The two-year rally across emerging-market assets is just the beginning, according to some of the world's largest investors.
Money managers at shops from Franklin Templeton to BlackRock Inc. are betting that developing-nation stocks and bonds will continue to appreciate in the months and years ahead as they catch up from more than half-a-decade of underperforming U.S. assets.
The bullish calls come amid lofty asset prices globally and growing concern that they aren't sustainable, especially as U.S. central bankers pare the stimulus that helped fuel gains. Even in this context, emerging markets will benefit from stable commodity prices, improving economic growth and balance-sheet repairs since a bout of interest-rate anxiety in mid-2013 spurred a selloff known as the taper tantrum, according to Michael Gomez, who oversees $40 billion in emerging-market debt at Pacific Investment Management Co.
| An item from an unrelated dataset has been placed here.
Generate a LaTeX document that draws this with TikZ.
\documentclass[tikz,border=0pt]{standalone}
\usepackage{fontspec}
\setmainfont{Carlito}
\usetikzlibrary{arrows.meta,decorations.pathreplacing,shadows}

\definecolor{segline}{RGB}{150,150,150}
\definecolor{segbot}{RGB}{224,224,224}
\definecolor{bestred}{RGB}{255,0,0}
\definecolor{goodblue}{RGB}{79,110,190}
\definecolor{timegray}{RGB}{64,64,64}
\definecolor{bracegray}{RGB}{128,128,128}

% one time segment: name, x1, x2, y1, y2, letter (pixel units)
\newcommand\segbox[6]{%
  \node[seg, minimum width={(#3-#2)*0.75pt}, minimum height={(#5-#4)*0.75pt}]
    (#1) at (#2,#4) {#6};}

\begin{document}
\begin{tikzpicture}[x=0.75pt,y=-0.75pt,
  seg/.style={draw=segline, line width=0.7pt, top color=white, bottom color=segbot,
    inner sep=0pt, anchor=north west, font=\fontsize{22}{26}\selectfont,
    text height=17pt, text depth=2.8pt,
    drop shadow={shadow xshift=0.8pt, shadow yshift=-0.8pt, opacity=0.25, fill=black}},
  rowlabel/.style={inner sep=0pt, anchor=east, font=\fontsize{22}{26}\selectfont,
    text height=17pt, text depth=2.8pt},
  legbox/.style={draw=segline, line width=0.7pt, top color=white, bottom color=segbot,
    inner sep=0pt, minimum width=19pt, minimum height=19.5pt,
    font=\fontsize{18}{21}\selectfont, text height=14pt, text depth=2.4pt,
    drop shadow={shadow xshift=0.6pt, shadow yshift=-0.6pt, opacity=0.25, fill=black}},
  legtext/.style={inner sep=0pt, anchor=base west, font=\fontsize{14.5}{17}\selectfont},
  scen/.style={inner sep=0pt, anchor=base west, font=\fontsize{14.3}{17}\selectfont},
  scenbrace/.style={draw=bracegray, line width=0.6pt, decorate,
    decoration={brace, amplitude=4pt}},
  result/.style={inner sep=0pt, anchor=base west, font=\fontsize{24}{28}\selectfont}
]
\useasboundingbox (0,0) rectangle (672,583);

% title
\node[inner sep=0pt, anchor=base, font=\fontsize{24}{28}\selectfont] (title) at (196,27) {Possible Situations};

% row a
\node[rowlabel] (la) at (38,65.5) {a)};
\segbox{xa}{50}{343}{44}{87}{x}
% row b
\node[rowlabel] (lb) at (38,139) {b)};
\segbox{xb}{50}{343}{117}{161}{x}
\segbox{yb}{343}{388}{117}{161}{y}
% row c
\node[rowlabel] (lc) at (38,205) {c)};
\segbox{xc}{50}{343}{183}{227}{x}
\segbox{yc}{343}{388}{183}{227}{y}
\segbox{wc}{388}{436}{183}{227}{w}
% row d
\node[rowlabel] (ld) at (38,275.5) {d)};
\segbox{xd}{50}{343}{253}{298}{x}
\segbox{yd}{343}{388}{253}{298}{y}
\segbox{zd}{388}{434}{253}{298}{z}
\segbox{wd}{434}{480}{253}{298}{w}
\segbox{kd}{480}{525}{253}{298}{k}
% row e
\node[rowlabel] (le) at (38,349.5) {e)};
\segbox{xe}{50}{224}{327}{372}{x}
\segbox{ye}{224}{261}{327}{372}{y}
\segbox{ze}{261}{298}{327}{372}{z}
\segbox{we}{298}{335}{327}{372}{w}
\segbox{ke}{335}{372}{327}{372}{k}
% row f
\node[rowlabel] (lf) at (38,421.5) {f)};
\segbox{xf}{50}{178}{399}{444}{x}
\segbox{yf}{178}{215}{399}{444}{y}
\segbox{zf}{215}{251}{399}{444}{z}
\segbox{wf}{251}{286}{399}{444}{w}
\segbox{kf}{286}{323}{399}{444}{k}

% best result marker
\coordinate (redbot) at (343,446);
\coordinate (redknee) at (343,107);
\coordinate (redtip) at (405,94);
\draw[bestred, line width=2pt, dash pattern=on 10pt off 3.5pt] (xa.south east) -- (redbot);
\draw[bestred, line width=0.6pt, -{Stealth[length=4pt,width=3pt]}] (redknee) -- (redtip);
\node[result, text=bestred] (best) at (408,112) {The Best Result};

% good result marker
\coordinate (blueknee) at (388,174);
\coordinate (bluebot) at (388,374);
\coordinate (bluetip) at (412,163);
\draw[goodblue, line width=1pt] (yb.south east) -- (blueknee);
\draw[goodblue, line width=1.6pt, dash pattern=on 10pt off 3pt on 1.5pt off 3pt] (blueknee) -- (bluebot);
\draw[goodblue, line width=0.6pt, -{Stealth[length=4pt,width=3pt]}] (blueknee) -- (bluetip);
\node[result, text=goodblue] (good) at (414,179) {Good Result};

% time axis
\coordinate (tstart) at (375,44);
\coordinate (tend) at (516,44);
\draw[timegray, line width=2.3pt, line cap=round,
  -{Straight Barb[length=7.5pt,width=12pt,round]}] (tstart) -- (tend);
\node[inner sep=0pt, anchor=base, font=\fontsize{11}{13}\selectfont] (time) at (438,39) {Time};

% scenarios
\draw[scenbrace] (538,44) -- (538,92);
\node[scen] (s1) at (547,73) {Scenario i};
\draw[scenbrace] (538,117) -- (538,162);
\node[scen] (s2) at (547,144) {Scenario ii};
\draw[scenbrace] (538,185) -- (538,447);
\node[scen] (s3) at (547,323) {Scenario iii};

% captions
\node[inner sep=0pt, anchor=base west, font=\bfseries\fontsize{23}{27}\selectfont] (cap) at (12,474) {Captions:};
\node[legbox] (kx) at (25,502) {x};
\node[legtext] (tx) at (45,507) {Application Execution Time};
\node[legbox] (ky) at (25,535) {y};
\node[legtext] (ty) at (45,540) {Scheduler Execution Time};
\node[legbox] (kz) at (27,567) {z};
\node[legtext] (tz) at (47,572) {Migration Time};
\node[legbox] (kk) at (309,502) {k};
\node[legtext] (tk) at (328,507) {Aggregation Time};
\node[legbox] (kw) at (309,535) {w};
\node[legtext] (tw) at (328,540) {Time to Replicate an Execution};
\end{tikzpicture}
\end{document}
"We still think EM screens fair-to-cheap," Gomez said from Newport Beach, California, where he manages a local-currency bond fund that's outperformed 72 percent of peers in the past year. Any dip in prices "could be a relatively short-lived affair and we have the dry powder to take advantage of it."
Investors have been timid in returning to emerging markets since the taper tantrum, but that's changing. Funds investing in developing-nation debt added $1.3 billion in the week ending Sept. 21, posting inflows in 34 of the past 35 weeks, according to EPFR Global. Stock flows also increased.
Another sign that emerging-market equities still have plenty of room for gains is that the amount of money portfolio managers dedicate to the space is still below levels seen before the 2008 financial crisis, according to Stephen Dover, who oversees $416 billion at Franklin Templeton. He's overweight Brazilian and Argentine stocks on optimism that their political reforms can continue as well as Vietnamese and Indonesian equities on strong growth forecasts.
"The stock market is at an all-time high, but that's because there's no alternative," Dover, Templeton's head of equities and chief investment officer of its emerging-market arm, said from Ho Chi Minh City. "The U.S. has been such a disproportionate outperformer these past few years that there has to be some equilibrium. On a relative basis, emerging markets will likely outperform the U.S. over three to five years."
Developing-nation stocks have jumped 28 percent this year, poised for the best annual gain since 2009, as they approach all-time highs. Sovereign dollar bonds have rallied 8.8 percent and hit record levels this month compared to an average 7.1 percent return for developed-nation notes, according to data compiled by Bloomberg. Emerging-market currencies have climbed to their highest level against the U.S. dollar since October 2014.